De façon intéressante, l’auteur analyse la géographie du sauvetage en comparant le nombre de Justes par département. Ils ont été nombreux dans les terres de refuge (montagnes), mais aussi dans les couloirs qui descendent de la région parisienne vers la zone Sud. La région la plus connue pour avoir accueilli des Juifs, celle qui a vu le plus de Justes nommés, est bien sûr les Cévennes. Mais d’autres départements, au regard des statistiques produites, ont aussi vu de larges concentrations de simples civils prenant des risques pour aider et cacher les proscrits de Vichy et du nazisme. Il est en ainsi par exemple de la Drôme.

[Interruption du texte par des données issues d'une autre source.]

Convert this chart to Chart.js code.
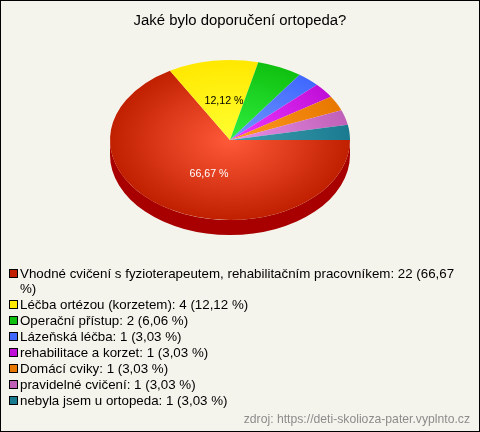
<!DOCTYPE html>
<html>
<head>
<meta charset="utf-8">
<script src="https://cdn.jsdelivr.net/npm/chart.js@4"></script>
<style>
  html, body { margin: 0; padding: 0; background: #f5f4ec; }
  canvas { display: block; }
</style>
</head>
<body>
<canvas id="chart" width="480" height="432"></canvas>
<script>
// Data
const titleText = "Jaké bylo doporučení ortopeda?";
const sourceText = "zdroj: https://deti-skolioza-pater.vyplnto.cz";
const categories = [
  "Vhodné cvičení s fyzioterapeutem, rehabilitačním pracovníkem",
  "Léčba ortézou (korzetem)",
  "Operační přístup",
  "Lázeňská léčba",
  "rehabilitace a korzet",
  "Domácí cviky",
  "pravidelné cvičení",
  "nebyla jsem u ortopeda"
];
const counts = [22, 4, 2, 1, 1, 1, 1, 1];
const edgeColors = ["#c02000", "#ffe800", "#10c010", "#4068ff", "#c010d8", "#e87800", "#c060b8", "#1a7a90"];
const centerColors = ["#ff5a3a", "#ffff30", "#30f040", "#7098ff", "#f038ff", "#ff9a20", "#e890e8", "#40a0b0"];
const sideColors = ["#a80000", "#b8a000", "#008000", "#2040b0", "#800090", "#a05000", "#804080", "#005060"];

const total = counts.reduce((a, b) => a + b, 0);
const squash = 2 / 3;  // pie is flattened into an ellipse
const depth = 15;      // height of the pie's side
const pieY = 140;      // where the pie centre ends up on the page
const pieShift = -10;  // pie sits left of the title's centre line

function percent(v) {
  return (v / total * 100).toFixed(2).replace(".", ",") + " %";
}

// Pie side and flattening
const tiltPlugin = {
  id: "tilt",
  beforeDatasetsDraw(chart) {
    const ctx = chart.ctx;
    const arcs = chart.getDatasetMeta(0).data;
    arcs.forEach((arc, i) => {
      const s = Math.max(arc.startAngle, 0);
      const e = Math.min(arc.endAngle, Math.PI);
      if (e <= s) return;
      const ry = arc.outerRadius * squash;
      ctx.beginPath();
      ctx.ellipse(arc.x + pieShift, pieY + depth, arc.outerRadius, ry, 0, s, e);
      ctx.ellipse(arc.x + pieShift, pieY, arc.outerRadius, ry, 0, e, s, true);
      ctx.closePath();
      ctx.fillStyle = sideColors[i];
      ctx.fill();
    });
    const y0 = arcs[0].y;
    ctx.save();
    ctx.translate(pieShift, pieY);
    ctx.scale(1, squash);
    ctx.translate(0, -y0);
  },
  afterDatasetsDraw(chart) {
    chart.ctx.restore();
  }
};

// Percent labels, legend, source note, frame
const textPlugin = {
  id: "texts",
  afterDraw(chart) {
    const ctx = chart.ctx;
    const arcs = chart.getDatasetMeta(0).data;
    ctx.save();

    ctx.font = "10.67px 'Liberation Sans'";
    ctx.textAlign = "center";
    ctx.textBaseline = "middle";
    arcs.forEach((arc, i) => {
      if (counts[i] / total < 0.1) return;
      const mid = (arc.startAngle + arc.endAngle) / 2;
      ctx.fillStyle = i === 0 ? "#ffffff" : "#000000";
      ctx.fillText(percent(counts[i]),
        arc.x + pieShift + arc.outerRadius * 0.35 * Math.cos(mid),
        pieY + arc.outerRadius * 0.325 * Math.sin(mid));
    });

    ctx.font = "13.33px 'Liberation Sans'";
    ctx.textAlign = "left";
    let y = 274;
    categories.forEach((name, i) => {
      ctx.fillStyle = edgeColors[i];
      ctx.fillRect(10, y - 4, 7, 7);
      ctx.strokeStyle = "#000000";
      ctx.lineWidth = 1;
      ctx.strokeRect(9.5, y - 4.5, 8, 8);
      ctx.fillStyle = "#000000";
      const words = `${name}: ${counts[i]} (${percent(counts[i])})`.split(" ");
      let line = "";
      words.forEach(w => {
        const next = line ? line + " " + w : w;
        if (ctx.measureText(next).width > 445) {
          ctx.fillText(line, 20, y);
          y += 15;
          line = w;
        } else {
          line = next;
        }
      });
      ctx.fillText(line, 20, y);
      y += 16;
    });

    ctx.font = "12.2px 'Liberation Sans'";
    ctx.fillStyle = "#8c8c8c";
    ctx.textAlign = "right";
    ctx.fillText(sourceText, 470, 420);

    ctx.strokeStyle = "#000000";
    ctx.strokeRect(0.5, 0.5, 479, 431);
    ctx.restore();
  }
};

new Chart(document.getElementById("chart"), {
  type: "pie",
  data: {
    labels: categories,
    datasets: [{
      data: counts,
      clip: false,
      borderWidth: 0,
      backgroundColor(c) {
        const a = c.chart.chartArea;
        if (!a) return edgeColors[c.dataIndex];
        const x = (a.left + a.right) / 2;
        const y = (a.top + a.bottom) / 2;
        const g = c.chart.ctx.createRadialGradient(x, y, 0, x, y, 120);
        g.addColorStop(0, centerColors[c.dataIndex]);
        g.addColorStop(1, edgeColors[c.dataIndex]);
        return g;
      }
    }]
  },
  options: {
    responsive: false,
    animation: false,
    rotation: 90,
    layout: { padding: { left: 120, right: 120, top: 0, bottom: 162 } },
    plugins: {
      legend: { display: false },
      tooltip: { enabled: false },
      title: {
        display: true,
        text: titleText,
        color: "#000000",
        font: { family: "'Liberation Sans'", size: 14.9, weight: "normal" },
        padding: { top: 12, bottom: 0 }
      }
    }
  },
  plugins: [tiltPlugin, textPlugin]
});
</script>
</body>
</html>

Cabanel classifie également les Justes, décrivant les « diplomates de la défaite » qui ont fourni des visas (la figure majeure est celle d’Aristide de Sousa Mendes, consul général du Portugal à Bordeaux), ceux qui ont travaillé dans et autour des camps d’internement pour Juifs étrangers, ceux qui vivaient dans des terres de refuge et de frontières et, finalement, ceux qui ont aidé les enfants – convoyeuses, responsables d’écoles laïques ou chrétiennes, réseaux congrégationistes et même pédagogues d’avant-garde.
Quelles motivations ?
Le livre de Cabanel apporte des réponses, mais il laisse quelques questions ouvertes, par exemple au sujet des motivations des sauveteurs. Peu étaient engagés politiquement avant la guerre. Faut-il en revenir à des explications psychologisantes, comme celles développées au États-Unis sur la « personnalité altruiste » ? Elles sont peu opératoires. Il serait intéressant de tenter de quantifier le nombre de Français qui ont aidé des Juifs, par des gestes fugitifs, des gestes non reconnus.

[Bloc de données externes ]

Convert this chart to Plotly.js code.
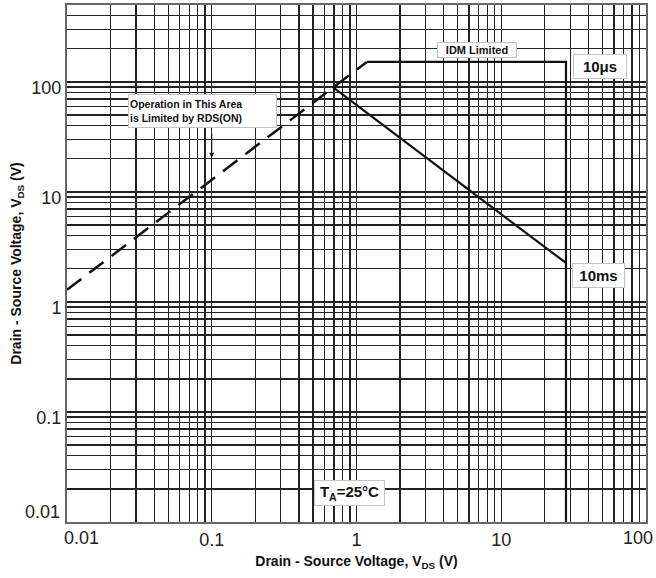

Par ailleurs, le point aveugle de ces recherches sur les Justes de France est de placer le balancier un peu trop vers le « bien » et d’oublier l’indifférence, mais aussi la collaboration passive et active à la persécution, notamment les dénonciations. On pourrait aussi reconsidérer les liens des sauveteurs avec la Résistance organisée. À lire les multiples exemples décrits par Cabanel, on se demande s’il n’y a pas là un aspect essentiel : beaucoup de Justes ont été en contact avec des réseaux, pour obtenir des faux papiers, organiser un transport, trouver une filière de passeurs, etc. Enfin, les liens d’avant-guerre entre persécutés et sauveteurs mériteraient d’être creusés [6].

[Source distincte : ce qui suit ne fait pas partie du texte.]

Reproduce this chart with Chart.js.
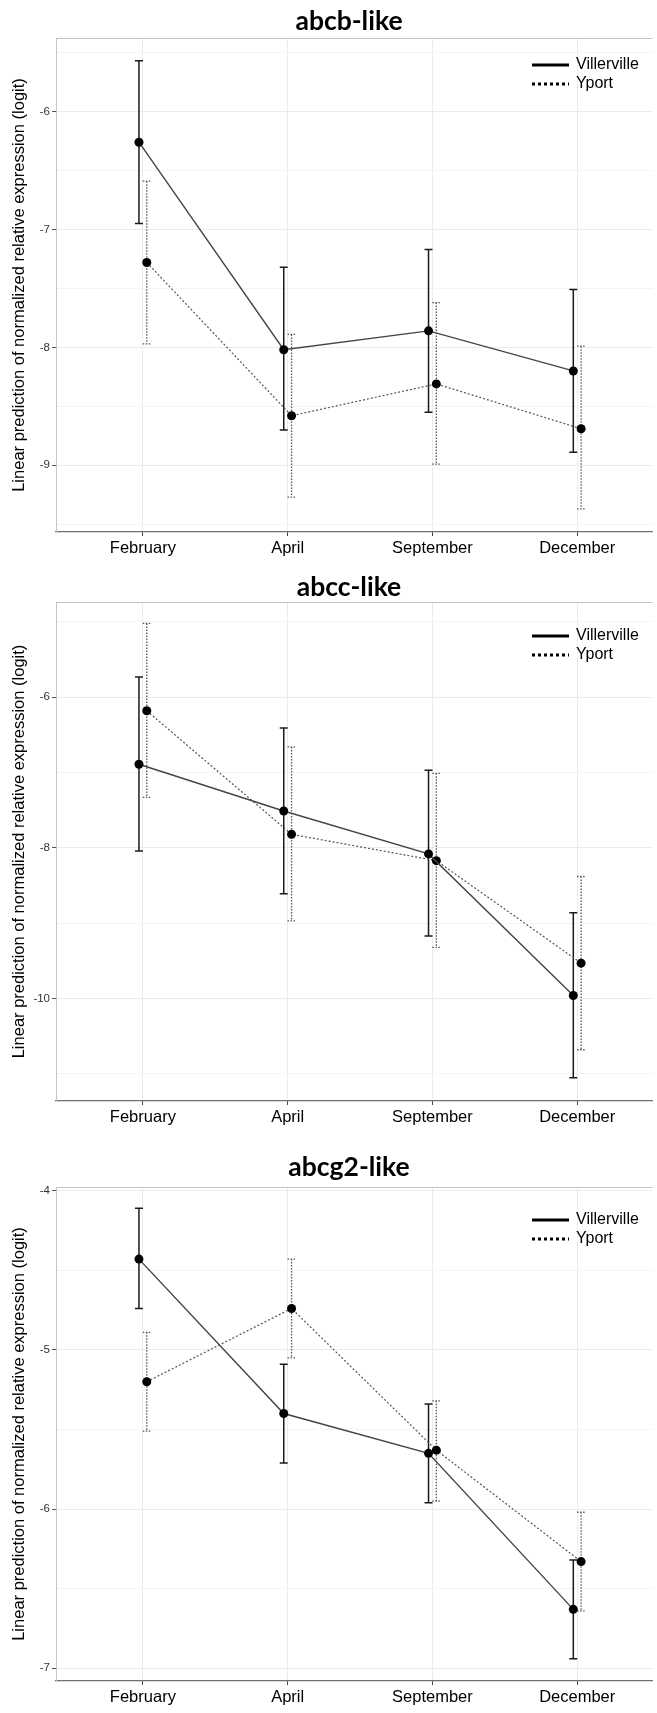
<!DOCTYPE html>
<html>
<head>
<meta charset="utf-8">
<script src="https://cdn.jsdelivr.net/npm/chart.js@4"></script>
<style>
  body { margin: 0; background: #fff; }
  .panel { position: absolute; left: 0; }
</style>
</head>
<body>
<div class="panel" style="top:0px"><canvas id="abcbChart" width="657" height="560"></canvas></div>
<div class="panel" style="top:560px"><canvas id="abccChart" width="657" height="572"></canvas></div>
<div class="panel" style="top:1140px"><canvas id="abcg2Chart" width="657" height="573"></canvas></div>
<script>
const months = ["February", "April", "September", "December"];
const sites = ["Villerville", "Yport"];

// abcb-like
const abcbVill = [-6.26, -8.02, -7.86, -8.20];
const abcbVillLo = [-6.95, -8.70, -8.55, -8.89];
const abcbVillHi = [-5.57, -7.32, -7.17, -7.51];
const abcbYport = [-7.28, -8.58, -8.31, -8.69];
const abcbYportLo = [-7.97, -9.27, -8.99, -9.37];
const abcbYportHi = [-6.59, -7.89, -7.62, -7.99];
const abcbTicks = [-9, -8, -7, -6];
const abcbMinor = [-9.5, -8.5, -7.5, -6.5, -5.5];

// abcc-like
const abccVill = [-6.89, -7.51, -8.08, -9.96];
const abccVillLo = [-8.04, -8.61, -9.17, -11.05];
const abccVillHi = [-5.73, -6.41, -6.97, -8.86];
const abccYport = [-6.18, -7.82, -8.17, -9.53];
const abccYportLo = [-7.33, -8.97, -9.32, -10.68];
const abccYportHi = [-5.02, -6.66, -7.01, -8.38];
const abccTicks = [-10, -8, -6];
const abccMinor = [-11, -9, -7, -5];

// abcg2-like
const abcg2Vill = [-4.43, -5.40, -5.65, -6.63];
const abcg2VillLo = [-4.74, -5.71, -5.96, -6.94];
const abcg2VillHi = [-4.11, -5.09, -5.34, -6.32];
const abcg2Yport = [-5.20, -4.74, -5.63, -6.33];
const abcg2YportLo = [-5.51, -5.05, -5.95, -6.64];
const abcg2YportHi = [-4.89, -4.43, -5.32, -6.02];
const abcg2Ticks = [-7, -6, -5, -4];
const abcg2Minor = [-6.5, -5.5, -4.5];

Chart.defaults.font.family = "'Liberation Sans', Arial, sans-serif";
Chart.defaults.color = "#000";

const dodge = 0.027;

// error bars, title, legend and top border
const panelDeco = {
    id: "panelDeco",
    beforeDatasetsDraw(chart) {
        const ctx = chart.ctx;
        const y = chart.scales.y;
        chart.data.datasets.forEach((ds, i) => {
            const meta = chart.getDatasetMeta(i);
            ctx.save();
            ctx.strokeStyle = ds.errColor;
            ctx.lineWidth = ds.errWidth;
            ctx.setLineDash(ds.errDash);
            meta.data.forEach((pt, j) => {
                const top = y.getPixelForValue(ds.hi[j]);
                const bot = y.getPixelForValue(ds.lo[j]);
                ctx.beginPath();
                ctx.moveTo(pt.x, top);
                ctx.lineTo(pt.x, bot);
                ctx.moveTo(pt.x - 4, top);
                ctx.lineTo(pt.x + 4, top);
                ctx.moveTo(pt.x - 4, bot);
                ctx.lineTo(pt.x + 4, bot);
                ctx.stroke();
            });
            ctx.restore();
        });
    },
    afterDraw(chart, args, opts) {
        const ctx = chart.ctx;
        const area = chart.chartArea;
        ctx.save();
        // top border
        ctx.strokeStyle = "#c4c4c4";
        ctx.lineWidth = 1;
        ctx.beginPath();
        ctx.moveTo(area.left, area.top + 0.5);
        ctx.lineTo(area.right, area.top + 0.5);
        ctx.stroke();
        // title
        ctx.fillStyle = "#000";
        ctx.font = "bold 26.5px Lato, 'Open Sans', sans-serif";
        ctx.textAlign = "center";
        ctx.textBaseline = "alphabetic";
        ctx.fillText(opts.title, 349, opts.titleY);
        // legend
        ctx.font = "16px 'Liberation Sans', Arial, sans-serif";
        ctx.textAlign = "left";
        ctx.textBaseline = "middle";
        chart.data.datasets.forEach((ds, i) => {
            const ly = opts.legendY + i * 19;
            ctx.strokeStyle = "#000";
            ctx.lineWidth = 3;
            ctx.setLineDash(i === 0 ? [] : [3, 3]);
            ctx.beginPath();
            ctx.moveTo(532, ly);
            ctx.lineTo(569, ly);
            ctx.stroke();
            ctx.fillText(ds.label, 576, ly);
        });
        ctx.restore();
    }
};

function makePanel(id, title, vill, villLo, villHi, yport, yportLo, yportHi, majors, minors, yMin, yMax, box) {
    const all = majors.concat(minors).sort((a, b) => a - b);
    new Chart(document.getElementById(id).getContext("2d"), {
        type: "line",
        data: {
            datasets: [{
                label: sites[0],
                data: months.map((m, i) => ({ x: i + 1 - dodge, y: vill[i] })),
                lo: villLo, hi: villHi,
                borderColor: "#444",
                borderWidth: 1.4,
                pointRadius: 4.5,
                pointBackgroundColor: "#000",
                pointBorderWidth: 0,
                errColor: "#1a1a1a", errWidth: 1.5, errDash: []
            }, {
                label: sites[1],
                data: months.map((m, i) => ({ x: i + 1 + dodge, y: yport[i] })),
                lo: yportLo, hi: yportHi,
                borderColor: "#555",
                borderWidth: 1.2,
                borderDash: [2, 2],
                pointRadius: 4.5,
                pointBackgroundColor: "#000",
                pointBorderWidth: 0,
                errColor: "#555", errWidth: 1.3, errDash: [1.5, 1.5]
            }]
        },
        options: {
            responsive: false,
            animation: false,
            layout: { padding: { top: box.top, left: 0, right: 0, bottom: 0 } },
            plugins: {
                legend: { display: false },
                tooltip: { enabled: false },
                panelDeco: { title: title, titleY: box.titleY, legendY: box.legendY }
            },
            scales: {
                x: {
                    type: "linear",
                    min: 0.4,
                    max: 4.52,
                    afterBuildTicks: s => { s.ticks = months.map((m, i) => ({ value: i + 1 })); },
                    afterFit: s => { s.height = box.h - box.bottom; },
                    ticks: {
                        autoSkip: false,
                        maxRotation: 0,
                        padding: 3,
                        font: { size: 16.5 },
                        color: "#000",
                        callback: v => months[v - 1]
                    },
                    grid: { color: "#ebebeb", tickColor: "#444", tickLength: 4 },
                    border: { color: "#707070", width: 1.2 }
                },
                y: {
                    min: yMin,
                    max: yMax,
                    afterBuildTicks: s => { s.ticks = all.map(v => ({ value: v })); },
                    afterFit: s => { s.width = 56; },
                    ticks: {
                        autoSkip: false,
                        padding: 2,
                        font: { size: 11.5 },
                        color: "#333",
                        callback: v => majors.includes(v) ? String(v) : ""
                    },
                    grid: {
                        color: c => majors.includes(c.tick.value) ? "#ebebeb" : "#f4f4f4",
                        tickColor: c => majors.includes(c.tick.value) ? "#555" : "rgba(0,0,0,0)",
                        tickLength: 4
                    },
                    border: { color: "#c4c4c4", width: 1 },
                    title: {
                        display: true,
                        text: "Linear prediction of normalized relative expression (logit)",
                        font: { size: 16.5 },
                        color: "#000",
                        padding: { top: 10, bottom: 0 }
                    }
                }
            }
        },
        plugins: [panelDeco]
    });
}

document.addEventListener("DOMContentLoaded", function() {
    makePanel("abcbChart", "abcb-like", abcbVill, abcbVillLo, abcbVillHi, abcbYport, abcbYportLo, abcbYportHi,
        abcbTicks, abcbMinor, -9.566, -5.376, { top: 38, bottom: 532, h: 560, titleY: 30, legendY: 65 });
    makePanel("abccChart", "abcc-like", abccVill, abccVillLo, abccVillHi, abccYport, abccYportLo, abccYportHi,
        abccTicks, abccMinor, -11.36, -4.736, { top: 42, bottom: 541, h: 572, titleY: 36, legendY: 76 });
    makePanel("abcg2Chart", "abcg2-like", abcg2Vill, abcg2VillLo, abcg2VillHi, abcg2Yport, abcg2YportLo, abcg2YportHi,
        abcg2Ticks, abcg2Minor, -7.08, -3.977, { top: 47, bottom: 541, h: 573, titleY: 36, legendY: 80 });
});
</script>
</body>
</html>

Sarah Gensburger et Patrick Cabanel interrogent très justement le silence de l’après-guerre. Il semble qu’après 1945, et mis à part la reconnaissance souvent tardive par Yad Vashem puis par l’État français, rien ne se soit passé. Or les liens tissés entre les persécutés et les Justes devraient être décrits, ne serait-ce que pour mieux comprendre la révolution qu’a constitué le dialogue judéo-chrétien. Il est notable que Cabanel propose une justification morale de son travail : « Nous devons apprendre à écrire l’histoire en sortant du huis clos des bourreaux et des victimes et en abordant un tiers parti généralement très majoritaire », conclut l’auteur. « Les gestes qu’ils [les Justes] ont fait en faveur des Juifs, les signes qu’ils leur ont envoyés, les mots qu’ils ont dits […], nous en sommes aussi les destinataires, et, par-delà le temps, le fracas de la violence, le silence de l’oubli, c’est à nous qu’ils parviennent, pour nous apporter un peu d’apaisement et le renouement d’un lien essentiel » (p. 391).